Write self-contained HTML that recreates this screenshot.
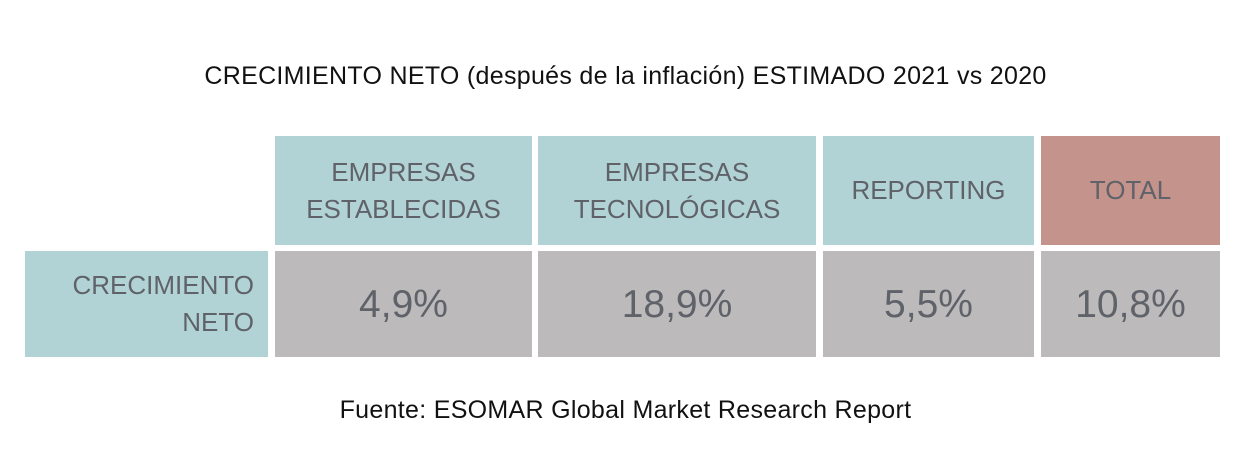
<!DOCTYPE html>
<html><head><meta charset="utf-8"><style>
body{margin:0;width:1251px;height:451px;background:#fff;position:relative;font-family:"Liberation Sans",sans-serif;overflow:hidden}
.t{position:absolute;left:0;width:1251px;text-align:center;color:#111}
.c{position:absolute;display:flex;align-items:center;justify-content:center;text-align:center;color:#5f6268;line-height:37px}
.h{background:#b2d3d5;font-size:26px}
.v{background:#bcbabb;font-size:39px}
</style></head><body>
<div class="t" style="top:62px;font-size:25px;letter-spacing:0.3px">CRECIMIENTO NETO (después de la inflación) ESTIMADO 2021 vs 2020</div>
<div class="c h" style="left:275px;top:136px;width:257px;height:109px">EMPRESAS<br>ESTABLECIDAS</div>
<div class="c h" style="left:538px;top:136px;width:278px;height:109px">EMPRESAS<br>TECNOLÓGICAS</div>
<div class="c h" style="left:823px;top:136px;width:211px;height:109px">REPORTING</div>
<div class="c h" style="left:1041px;top:136px;width:179px;height:109px;background:#c4938c">TOTAL</div>
<div class="c h" style="left:25px;top:251px;width:243px;height:106px;justify-content:flex-end;text-align:right;padding-right:14px;box-sizing:border-box">CRECIMIENTO<br>NETO</div>
<div class="c v" style="left:275px;top:251px;width:257px;height:106px">4,9%</div>
<div class="c v" style="left:538px;top:251px;width:278px;height:106px">18,9%</div>
<div class="c v" style="left:823px;top:251px;width:211px;height:106px">5,5%</div>
<div class="c v" style="left:1041px;top:251px;width:179px;height:106px">10,8%</div>
<div class="t" style="top:396px;font-size:25px;letter-spacing:0.3px">Fuente: ESOMAR Global Market Research Report</div>
</body></html>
# # # #
EXERCISE PROMPT: Pictures excluded, quote all the data above exactly.

WORKED ANSWER:
Write self-contained HTML that recreates this screenshot.
<!DOCTYPE html>
<html><head><meta charset="utf-8"><style>
body{margin:0;width:1251px;height:451px;background:#fff;position:relative;font-family:"Liberation Sans",sans-serif;overflow:hidden}
.t{position:absolute;left:0;width:1251px;text-align:center;color:#111}
.c{position:absolute;display:flex;align-items:center;justify-content:center;text-align:center;color:#5f6268;line-height:37px}
.h{background:#b2d3d5;font-size:26px}
.v{background:#bcbabb;font-size:39px}
</style></head><body>
<div class="t" style="top:62px;font-size:25px;letter-spacing:0.3px">CRECIMIENTO NETO (después de la inflación) ESTIMADO 2021 vs 2020</div>
<div class="c h" style="left:275px;top:136px;width:257px;height:109px">EMPRESAS<br>ESTABLECIDAS</div>
<div class="c h" style="left:538px;top:136px;width:278px;height:109px">EMPRESAS<br>TECNOLÓGICAS</div>
<div class="c h" style="left:823px;top:136px;width:211px;height:109px">REPORTING</div>
<div class="c h" style="left:1041px;top:136px;width:179px;height:109px;background:#c4938c">TOTAL</div>
<div class="c h" style="left:25px;top:251px;width:243px;height:106px;justify-content:flex-end;text-align:right;padding-right:14px;box-sizing:border-box">CRECIMIENTO<br>NETO</div>
<div class="c v" style="left:275px;top:251px;width:257px;height:106px">4,9%</div>
<div class="c v" style="left:538px;top:251px;width:278px;height:106px">18,9%</div>
<div class="c v" style="left:823px;top:251px;width:211px;height:106px">5,5%</div>
<div class="c v" style="left:1041px;top:251px;width:179px;height:106px">10,8%</div>
<div class="t" style="top:396px;font-size:25px;letter-spacing:0.3px">Fuente: ESOMAR Global Market Research Report</div>
</body></html>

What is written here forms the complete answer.